[Plotting code records]
<<<<
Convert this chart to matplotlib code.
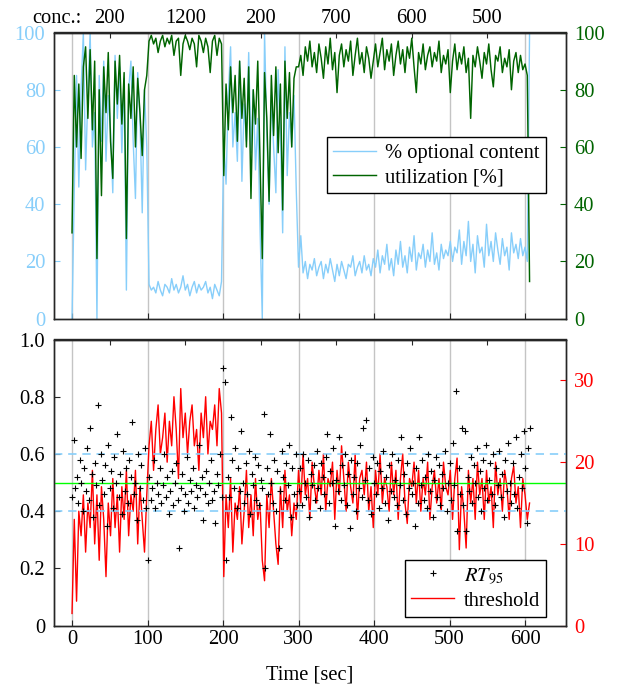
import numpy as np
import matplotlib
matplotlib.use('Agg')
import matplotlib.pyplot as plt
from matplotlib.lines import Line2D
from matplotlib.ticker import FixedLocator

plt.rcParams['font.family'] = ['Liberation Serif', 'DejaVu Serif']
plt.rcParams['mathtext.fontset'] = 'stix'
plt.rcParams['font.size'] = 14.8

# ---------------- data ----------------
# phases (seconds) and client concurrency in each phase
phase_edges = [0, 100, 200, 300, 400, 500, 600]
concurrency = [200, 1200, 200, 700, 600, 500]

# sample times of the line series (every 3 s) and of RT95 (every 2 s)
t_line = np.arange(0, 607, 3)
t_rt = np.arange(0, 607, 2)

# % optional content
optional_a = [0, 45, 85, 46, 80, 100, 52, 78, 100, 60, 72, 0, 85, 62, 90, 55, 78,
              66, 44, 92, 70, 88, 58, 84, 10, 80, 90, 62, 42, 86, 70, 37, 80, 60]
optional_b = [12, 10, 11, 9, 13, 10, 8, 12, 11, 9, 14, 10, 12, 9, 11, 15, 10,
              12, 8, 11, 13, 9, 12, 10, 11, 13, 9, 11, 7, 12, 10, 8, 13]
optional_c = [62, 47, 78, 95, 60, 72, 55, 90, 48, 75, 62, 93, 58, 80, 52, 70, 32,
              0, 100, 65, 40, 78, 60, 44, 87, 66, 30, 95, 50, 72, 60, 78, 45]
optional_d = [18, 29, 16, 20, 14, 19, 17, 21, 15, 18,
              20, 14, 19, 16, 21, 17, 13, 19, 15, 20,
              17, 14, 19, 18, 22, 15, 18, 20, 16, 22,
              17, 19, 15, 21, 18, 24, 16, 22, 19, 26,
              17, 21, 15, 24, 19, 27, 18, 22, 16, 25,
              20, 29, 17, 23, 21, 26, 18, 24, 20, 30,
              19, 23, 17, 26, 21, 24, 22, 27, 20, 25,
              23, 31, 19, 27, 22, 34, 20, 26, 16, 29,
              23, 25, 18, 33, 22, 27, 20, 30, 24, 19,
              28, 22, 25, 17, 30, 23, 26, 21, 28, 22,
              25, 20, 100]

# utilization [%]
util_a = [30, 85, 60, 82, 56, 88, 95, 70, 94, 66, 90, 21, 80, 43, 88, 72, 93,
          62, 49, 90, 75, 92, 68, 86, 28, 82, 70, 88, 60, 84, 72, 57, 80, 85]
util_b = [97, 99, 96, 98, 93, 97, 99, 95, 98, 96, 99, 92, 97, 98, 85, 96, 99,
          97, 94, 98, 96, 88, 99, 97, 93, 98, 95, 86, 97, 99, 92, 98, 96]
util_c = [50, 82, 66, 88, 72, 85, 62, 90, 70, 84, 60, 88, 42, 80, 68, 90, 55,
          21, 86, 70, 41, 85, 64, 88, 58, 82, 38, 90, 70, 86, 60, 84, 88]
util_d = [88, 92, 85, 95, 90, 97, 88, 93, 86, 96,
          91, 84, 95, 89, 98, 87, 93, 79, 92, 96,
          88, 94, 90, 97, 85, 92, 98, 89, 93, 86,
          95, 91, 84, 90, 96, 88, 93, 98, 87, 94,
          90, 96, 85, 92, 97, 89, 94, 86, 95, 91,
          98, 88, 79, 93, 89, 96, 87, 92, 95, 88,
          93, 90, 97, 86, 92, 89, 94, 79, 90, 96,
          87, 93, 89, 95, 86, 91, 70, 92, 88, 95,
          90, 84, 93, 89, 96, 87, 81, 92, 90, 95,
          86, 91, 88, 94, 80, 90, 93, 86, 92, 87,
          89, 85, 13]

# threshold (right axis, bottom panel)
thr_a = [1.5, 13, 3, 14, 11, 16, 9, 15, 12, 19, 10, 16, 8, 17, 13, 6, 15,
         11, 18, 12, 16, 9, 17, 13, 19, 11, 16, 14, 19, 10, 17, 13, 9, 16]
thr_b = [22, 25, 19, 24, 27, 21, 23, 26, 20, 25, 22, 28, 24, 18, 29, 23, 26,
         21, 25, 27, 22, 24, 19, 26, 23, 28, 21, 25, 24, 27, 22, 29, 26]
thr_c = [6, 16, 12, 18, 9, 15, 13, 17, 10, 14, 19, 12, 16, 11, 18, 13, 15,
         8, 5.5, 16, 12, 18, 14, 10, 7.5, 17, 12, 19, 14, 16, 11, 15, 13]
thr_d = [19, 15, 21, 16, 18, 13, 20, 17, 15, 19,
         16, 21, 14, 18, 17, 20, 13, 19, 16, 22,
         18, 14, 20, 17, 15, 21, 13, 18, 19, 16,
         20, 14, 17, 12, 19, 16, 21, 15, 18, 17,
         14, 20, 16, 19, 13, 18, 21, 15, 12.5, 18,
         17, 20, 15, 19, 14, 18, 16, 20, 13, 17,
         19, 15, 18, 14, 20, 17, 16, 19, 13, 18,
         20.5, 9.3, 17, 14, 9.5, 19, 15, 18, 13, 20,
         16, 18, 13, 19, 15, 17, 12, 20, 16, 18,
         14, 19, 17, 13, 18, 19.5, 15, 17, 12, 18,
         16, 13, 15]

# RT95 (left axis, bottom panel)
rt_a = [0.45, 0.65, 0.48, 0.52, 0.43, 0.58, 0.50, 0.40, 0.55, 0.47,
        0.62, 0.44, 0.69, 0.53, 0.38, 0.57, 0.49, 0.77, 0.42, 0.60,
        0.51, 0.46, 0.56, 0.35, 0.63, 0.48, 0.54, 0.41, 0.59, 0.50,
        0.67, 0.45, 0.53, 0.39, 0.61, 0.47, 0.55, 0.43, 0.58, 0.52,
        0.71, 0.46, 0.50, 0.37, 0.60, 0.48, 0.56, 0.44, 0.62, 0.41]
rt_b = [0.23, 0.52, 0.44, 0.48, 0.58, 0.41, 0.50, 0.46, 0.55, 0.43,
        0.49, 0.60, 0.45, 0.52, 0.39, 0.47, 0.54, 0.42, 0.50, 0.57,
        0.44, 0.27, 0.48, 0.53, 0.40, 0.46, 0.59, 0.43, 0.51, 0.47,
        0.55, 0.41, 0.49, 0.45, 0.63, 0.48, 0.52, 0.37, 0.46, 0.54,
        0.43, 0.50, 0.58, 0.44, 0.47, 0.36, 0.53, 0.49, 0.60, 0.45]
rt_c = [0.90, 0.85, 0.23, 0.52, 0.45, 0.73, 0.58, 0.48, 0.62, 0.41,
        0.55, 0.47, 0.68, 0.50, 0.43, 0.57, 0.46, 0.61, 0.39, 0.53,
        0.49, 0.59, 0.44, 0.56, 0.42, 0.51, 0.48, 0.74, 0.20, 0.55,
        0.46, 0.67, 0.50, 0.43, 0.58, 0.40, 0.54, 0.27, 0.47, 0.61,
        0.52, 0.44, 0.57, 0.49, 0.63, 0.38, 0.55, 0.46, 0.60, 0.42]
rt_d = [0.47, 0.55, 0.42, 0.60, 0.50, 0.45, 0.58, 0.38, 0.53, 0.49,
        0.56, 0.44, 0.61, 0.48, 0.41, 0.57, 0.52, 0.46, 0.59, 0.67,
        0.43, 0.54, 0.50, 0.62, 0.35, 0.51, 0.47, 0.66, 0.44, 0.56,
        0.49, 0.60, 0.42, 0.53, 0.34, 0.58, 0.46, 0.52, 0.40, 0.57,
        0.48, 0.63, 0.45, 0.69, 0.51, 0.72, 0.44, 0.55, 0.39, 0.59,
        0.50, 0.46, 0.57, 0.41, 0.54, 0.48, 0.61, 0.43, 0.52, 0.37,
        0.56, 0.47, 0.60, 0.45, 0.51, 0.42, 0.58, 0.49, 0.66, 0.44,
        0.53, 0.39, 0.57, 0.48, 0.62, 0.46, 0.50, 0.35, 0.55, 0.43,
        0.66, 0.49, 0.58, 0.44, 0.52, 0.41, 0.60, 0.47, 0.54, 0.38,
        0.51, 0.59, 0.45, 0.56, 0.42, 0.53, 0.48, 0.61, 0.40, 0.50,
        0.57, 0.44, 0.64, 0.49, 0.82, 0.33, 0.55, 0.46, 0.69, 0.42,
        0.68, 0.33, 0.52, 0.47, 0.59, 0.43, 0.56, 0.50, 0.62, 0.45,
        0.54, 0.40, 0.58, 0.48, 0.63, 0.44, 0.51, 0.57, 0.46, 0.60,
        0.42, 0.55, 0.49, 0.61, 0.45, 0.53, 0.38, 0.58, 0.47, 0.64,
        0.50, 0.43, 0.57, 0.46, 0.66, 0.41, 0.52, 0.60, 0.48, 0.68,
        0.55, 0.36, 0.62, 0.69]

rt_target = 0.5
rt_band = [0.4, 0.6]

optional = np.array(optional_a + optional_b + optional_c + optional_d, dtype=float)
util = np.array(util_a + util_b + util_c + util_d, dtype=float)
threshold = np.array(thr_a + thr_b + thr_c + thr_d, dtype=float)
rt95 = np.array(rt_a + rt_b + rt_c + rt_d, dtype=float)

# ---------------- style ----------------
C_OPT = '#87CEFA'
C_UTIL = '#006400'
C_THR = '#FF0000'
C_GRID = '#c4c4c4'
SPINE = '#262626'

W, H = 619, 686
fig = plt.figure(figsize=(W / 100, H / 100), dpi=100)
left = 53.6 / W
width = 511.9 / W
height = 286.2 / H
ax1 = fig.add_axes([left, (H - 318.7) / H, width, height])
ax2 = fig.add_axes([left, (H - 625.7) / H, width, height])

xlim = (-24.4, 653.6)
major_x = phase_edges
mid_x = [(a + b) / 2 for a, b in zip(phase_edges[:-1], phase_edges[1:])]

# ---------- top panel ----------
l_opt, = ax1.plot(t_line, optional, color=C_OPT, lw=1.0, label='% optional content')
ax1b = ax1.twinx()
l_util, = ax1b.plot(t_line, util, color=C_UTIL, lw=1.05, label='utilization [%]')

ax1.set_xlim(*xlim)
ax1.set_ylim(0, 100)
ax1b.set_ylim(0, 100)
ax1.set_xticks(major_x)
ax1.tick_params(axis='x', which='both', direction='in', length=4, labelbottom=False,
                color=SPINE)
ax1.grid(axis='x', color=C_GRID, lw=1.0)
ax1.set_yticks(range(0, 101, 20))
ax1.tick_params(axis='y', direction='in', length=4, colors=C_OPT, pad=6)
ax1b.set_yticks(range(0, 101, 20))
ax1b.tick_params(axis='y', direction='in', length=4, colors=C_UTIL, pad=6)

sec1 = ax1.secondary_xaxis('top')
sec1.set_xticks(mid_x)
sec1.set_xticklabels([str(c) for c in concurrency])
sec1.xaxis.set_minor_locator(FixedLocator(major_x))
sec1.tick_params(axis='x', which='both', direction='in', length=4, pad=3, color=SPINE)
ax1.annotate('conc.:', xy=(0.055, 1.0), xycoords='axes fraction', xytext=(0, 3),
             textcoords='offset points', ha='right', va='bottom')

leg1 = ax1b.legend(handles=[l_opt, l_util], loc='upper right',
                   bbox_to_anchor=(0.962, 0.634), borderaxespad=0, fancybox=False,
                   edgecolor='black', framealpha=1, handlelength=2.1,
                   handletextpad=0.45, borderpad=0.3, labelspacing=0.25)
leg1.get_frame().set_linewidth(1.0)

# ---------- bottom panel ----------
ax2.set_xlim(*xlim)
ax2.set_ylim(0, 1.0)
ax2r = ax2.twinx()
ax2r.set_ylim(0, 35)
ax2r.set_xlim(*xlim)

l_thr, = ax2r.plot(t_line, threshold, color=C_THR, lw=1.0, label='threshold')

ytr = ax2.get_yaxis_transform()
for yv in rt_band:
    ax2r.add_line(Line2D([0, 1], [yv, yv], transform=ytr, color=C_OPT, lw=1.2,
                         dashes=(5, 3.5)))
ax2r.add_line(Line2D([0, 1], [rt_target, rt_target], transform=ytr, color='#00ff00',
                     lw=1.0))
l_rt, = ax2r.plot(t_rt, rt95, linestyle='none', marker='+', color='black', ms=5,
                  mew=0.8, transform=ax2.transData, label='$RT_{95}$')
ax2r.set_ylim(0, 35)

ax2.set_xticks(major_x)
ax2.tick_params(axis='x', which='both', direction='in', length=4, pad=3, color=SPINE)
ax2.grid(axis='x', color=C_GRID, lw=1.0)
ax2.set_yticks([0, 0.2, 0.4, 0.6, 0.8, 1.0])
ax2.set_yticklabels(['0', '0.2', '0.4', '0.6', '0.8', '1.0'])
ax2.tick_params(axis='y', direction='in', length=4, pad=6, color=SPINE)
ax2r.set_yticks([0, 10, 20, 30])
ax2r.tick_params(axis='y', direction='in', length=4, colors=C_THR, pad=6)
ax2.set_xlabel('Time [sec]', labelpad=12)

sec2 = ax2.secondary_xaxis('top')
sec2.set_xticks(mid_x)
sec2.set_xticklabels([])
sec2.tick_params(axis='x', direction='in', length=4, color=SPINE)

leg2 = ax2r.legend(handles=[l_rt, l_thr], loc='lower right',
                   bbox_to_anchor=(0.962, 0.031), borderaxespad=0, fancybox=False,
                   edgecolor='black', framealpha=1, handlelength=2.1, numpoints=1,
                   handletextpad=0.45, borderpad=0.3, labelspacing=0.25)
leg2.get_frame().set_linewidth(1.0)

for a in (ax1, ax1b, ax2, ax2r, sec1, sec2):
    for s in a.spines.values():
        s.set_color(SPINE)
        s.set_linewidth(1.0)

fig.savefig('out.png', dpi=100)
>>>>
<<<<
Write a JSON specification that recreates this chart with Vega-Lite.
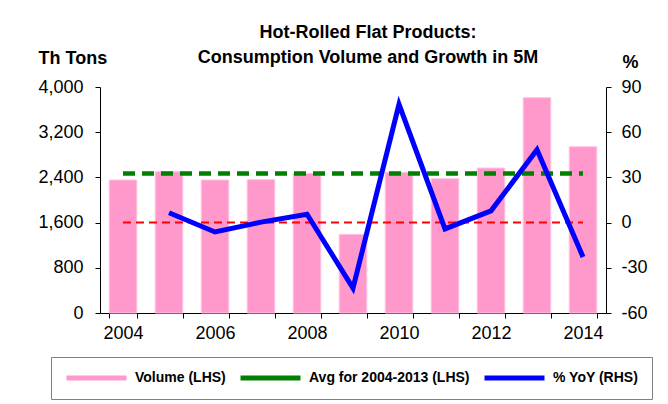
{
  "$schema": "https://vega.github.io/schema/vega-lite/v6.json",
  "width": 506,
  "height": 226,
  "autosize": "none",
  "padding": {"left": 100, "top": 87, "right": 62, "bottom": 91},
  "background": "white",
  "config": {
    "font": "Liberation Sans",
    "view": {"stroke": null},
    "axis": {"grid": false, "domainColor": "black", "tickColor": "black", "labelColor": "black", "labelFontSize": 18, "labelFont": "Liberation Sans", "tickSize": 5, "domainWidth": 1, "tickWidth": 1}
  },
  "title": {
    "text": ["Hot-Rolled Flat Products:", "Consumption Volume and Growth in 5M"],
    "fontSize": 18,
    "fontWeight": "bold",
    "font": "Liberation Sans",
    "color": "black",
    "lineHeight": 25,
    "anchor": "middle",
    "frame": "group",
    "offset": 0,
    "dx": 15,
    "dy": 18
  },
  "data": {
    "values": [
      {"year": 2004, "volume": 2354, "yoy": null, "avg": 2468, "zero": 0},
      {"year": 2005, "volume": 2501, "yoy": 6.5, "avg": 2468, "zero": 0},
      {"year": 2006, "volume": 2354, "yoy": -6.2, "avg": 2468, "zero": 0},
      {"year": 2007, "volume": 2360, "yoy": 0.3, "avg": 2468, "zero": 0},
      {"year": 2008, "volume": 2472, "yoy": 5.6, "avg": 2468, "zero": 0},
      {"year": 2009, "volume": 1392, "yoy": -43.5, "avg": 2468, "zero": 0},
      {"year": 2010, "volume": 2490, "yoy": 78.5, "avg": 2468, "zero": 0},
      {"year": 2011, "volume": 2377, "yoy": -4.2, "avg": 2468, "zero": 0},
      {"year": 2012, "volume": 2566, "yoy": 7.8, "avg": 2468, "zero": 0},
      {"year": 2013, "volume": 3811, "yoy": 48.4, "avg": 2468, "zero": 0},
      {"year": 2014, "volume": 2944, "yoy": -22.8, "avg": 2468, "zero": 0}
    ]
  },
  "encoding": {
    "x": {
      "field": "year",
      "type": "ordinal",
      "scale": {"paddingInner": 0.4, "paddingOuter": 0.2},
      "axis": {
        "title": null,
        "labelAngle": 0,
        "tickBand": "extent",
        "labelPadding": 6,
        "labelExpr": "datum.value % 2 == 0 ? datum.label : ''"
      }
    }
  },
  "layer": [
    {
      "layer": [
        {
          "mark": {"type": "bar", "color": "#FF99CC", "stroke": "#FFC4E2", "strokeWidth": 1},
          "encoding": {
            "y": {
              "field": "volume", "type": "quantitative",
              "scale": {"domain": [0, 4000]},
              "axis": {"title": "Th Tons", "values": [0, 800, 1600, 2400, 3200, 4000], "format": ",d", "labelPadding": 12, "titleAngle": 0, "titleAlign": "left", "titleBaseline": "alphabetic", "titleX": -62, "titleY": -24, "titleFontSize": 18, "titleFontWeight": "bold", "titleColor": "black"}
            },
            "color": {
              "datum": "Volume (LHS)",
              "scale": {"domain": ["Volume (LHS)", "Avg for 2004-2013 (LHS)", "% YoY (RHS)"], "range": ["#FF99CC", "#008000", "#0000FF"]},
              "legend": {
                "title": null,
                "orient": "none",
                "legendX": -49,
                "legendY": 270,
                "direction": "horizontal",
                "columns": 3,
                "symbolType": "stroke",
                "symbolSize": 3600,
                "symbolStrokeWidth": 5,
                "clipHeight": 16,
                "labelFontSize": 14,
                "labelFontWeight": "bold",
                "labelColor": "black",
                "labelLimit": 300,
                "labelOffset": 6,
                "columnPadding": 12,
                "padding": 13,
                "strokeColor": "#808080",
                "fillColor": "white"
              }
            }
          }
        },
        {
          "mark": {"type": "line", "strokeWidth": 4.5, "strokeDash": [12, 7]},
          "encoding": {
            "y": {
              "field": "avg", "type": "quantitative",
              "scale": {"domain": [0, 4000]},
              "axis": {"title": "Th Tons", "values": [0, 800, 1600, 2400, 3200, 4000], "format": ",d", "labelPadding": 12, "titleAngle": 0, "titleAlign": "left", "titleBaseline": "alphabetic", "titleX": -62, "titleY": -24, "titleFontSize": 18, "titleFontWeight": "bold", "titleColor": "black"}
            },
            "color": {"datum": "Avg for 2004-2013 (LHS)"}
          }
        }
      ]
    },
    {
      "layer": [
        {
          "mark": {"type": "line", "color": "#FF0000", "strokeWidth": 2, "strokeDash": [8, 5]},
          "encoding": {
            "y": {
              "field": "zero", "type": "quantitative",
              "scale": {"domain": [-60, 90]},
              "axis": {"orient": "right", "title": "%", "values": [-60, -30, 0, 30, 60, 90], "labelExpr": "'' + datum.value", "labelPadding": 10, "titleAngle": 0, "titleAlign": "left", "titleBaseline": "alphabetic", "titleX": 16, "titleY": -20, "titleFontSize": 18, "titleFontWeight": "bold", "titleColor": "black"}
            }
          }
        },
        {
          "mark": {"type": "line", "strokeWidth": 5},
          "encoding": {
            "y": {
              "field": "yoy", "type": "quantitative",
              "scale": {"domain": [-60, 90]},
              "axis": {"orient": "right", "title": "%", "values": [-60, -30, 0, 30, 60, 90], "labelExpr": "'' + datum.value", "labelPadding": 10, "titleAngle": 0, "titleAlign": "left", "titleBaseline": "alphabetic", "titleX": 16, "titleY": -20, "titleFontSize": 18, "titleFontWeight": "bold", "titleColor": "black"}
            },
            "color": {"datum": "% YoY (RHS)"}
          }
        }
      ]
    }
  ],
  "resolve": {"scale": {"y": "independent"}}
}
>>>>
<<<<
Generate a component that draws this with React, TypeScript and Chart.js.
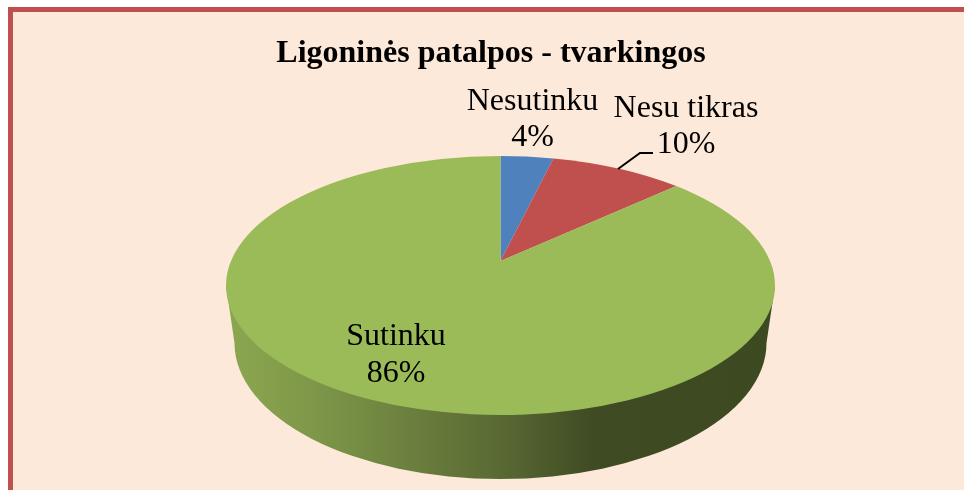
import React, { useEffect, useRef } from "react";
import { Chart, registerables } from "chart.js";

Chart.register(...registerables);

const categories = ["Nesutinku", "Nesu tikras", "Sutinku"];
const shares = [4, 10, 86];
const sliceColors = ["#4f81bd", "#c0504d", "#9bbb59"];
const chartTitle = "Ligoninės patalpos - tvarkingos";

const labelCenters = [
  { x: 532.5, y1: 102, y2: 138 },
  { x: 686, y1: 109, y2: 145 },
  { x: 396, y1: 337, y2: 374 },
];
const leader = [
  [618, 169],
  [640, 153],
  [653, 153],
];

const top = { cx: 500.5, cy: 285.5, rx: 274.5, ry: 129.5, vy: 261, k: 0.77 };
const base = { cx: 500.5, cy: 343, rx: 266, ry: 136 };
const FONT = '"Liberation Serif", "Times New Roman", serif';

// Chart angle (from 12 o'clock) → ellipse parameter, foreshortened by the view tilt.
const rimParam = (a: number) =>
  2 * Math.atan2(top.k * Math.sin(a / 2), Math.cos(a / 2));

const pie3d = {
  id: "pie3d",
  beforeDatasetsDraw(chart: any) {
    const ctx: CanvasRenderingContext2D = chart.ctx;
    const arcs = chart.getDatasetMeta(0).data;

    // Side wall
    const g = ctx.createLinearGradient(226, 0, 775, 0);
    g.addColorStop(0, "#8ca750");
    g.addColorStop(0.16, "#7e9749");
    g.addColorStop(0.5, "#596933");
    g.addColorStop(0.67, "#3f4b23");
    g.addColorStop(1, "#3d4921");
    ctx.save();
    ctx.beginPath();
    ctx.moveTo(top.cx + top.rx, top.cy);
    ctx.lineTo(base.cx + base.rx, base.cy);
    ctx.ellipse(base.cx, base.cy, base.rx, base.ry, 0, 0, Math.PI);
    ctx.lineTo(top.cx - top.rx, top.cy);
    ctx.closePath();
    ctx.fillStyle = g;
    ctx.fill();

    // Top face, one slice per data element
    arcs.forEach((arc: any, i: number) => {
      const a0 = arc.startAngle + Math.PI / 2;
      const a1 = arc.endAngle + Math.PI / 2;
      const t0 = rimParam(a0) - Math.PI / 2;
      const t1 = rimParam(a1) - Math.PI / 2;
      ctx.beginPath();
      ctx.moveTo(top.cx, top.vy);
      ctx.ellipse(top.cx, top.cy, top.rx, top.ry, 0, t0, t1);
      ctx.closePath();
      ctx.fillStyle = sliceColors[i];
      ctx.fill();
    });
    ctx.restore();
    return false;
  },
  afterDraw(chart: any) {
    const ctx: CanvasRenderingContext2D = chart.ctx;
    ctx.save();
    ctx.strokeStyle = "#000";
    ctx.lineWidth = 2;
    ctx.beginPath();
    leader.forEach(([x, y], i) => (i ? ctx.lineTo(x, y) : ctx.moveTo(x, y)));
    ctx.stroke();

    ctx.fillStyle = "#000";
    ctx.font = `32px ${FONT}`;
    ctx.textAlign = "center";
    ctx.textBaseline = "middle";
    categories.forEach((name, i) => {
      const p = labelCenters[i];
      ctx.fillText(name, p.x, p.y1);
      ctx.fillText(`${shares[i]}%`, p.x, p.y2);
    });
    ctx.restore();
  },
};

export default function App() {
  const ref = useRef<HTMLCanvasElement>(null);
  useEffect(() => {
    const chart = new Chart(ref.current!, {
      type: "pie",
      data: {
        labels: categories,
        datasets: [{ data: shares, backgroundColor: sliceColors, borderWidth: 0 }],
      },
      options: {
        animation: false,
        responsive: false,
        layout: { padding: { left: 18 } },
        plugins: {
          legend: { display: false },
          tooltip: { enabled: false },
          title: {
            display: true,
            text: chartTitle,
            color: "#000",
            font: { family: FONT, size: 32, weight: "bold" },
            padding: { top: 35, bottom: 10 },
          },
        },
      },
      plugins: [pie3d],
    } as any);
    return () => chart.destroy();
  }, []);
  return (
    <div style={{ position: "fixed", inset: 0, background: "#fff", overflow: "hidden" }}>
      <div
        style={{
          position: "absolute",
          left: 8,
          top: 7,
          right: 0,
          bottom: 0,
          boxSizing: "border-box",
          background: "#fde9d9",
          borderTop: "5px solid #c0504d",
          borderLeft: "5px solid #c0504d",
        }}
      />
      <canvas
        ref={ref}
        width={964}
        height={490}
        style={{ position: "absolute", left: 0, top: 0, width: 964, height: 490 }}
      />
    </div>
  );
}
>>>>
EXERCISE TASK
From the material above, reproduce only what runs from the line holding "Convert this chart to matplotlib code." down to the line holding "t_rt = np.arange(0, 607, 2)", both included, pictures excluded.

TASK OUTPUT
Convert this chart to matplotlib code.
import numpy as np
import matplotlib
matplotlib.use('Agg')
import matplotlib.pyplot as plt
from matplotlib.lines import Line2D
from matplotlib.ticker import FixedLocator

plt.rcParams['font.family'] = ['Liberation Serif', 'DejaVu Serif']
plt.rcParams['mathtext.fontset'] = 'stix'
plt.rcParams['font.size'] = 14.8

# ---------------- data ----------------
# phases (seconds) and client concurrency in each phase
phase_edges = [0, 100, 200, 300, 400, 500, 600]
concurrency = [200, 1200, 200, 700, 600, 500]

# sample times of the line series (every 3 s) and of RT95 (every 2 s)
t_line = np.arange(0, 607, 3)
t_rt = np.arange(0, 607, 2)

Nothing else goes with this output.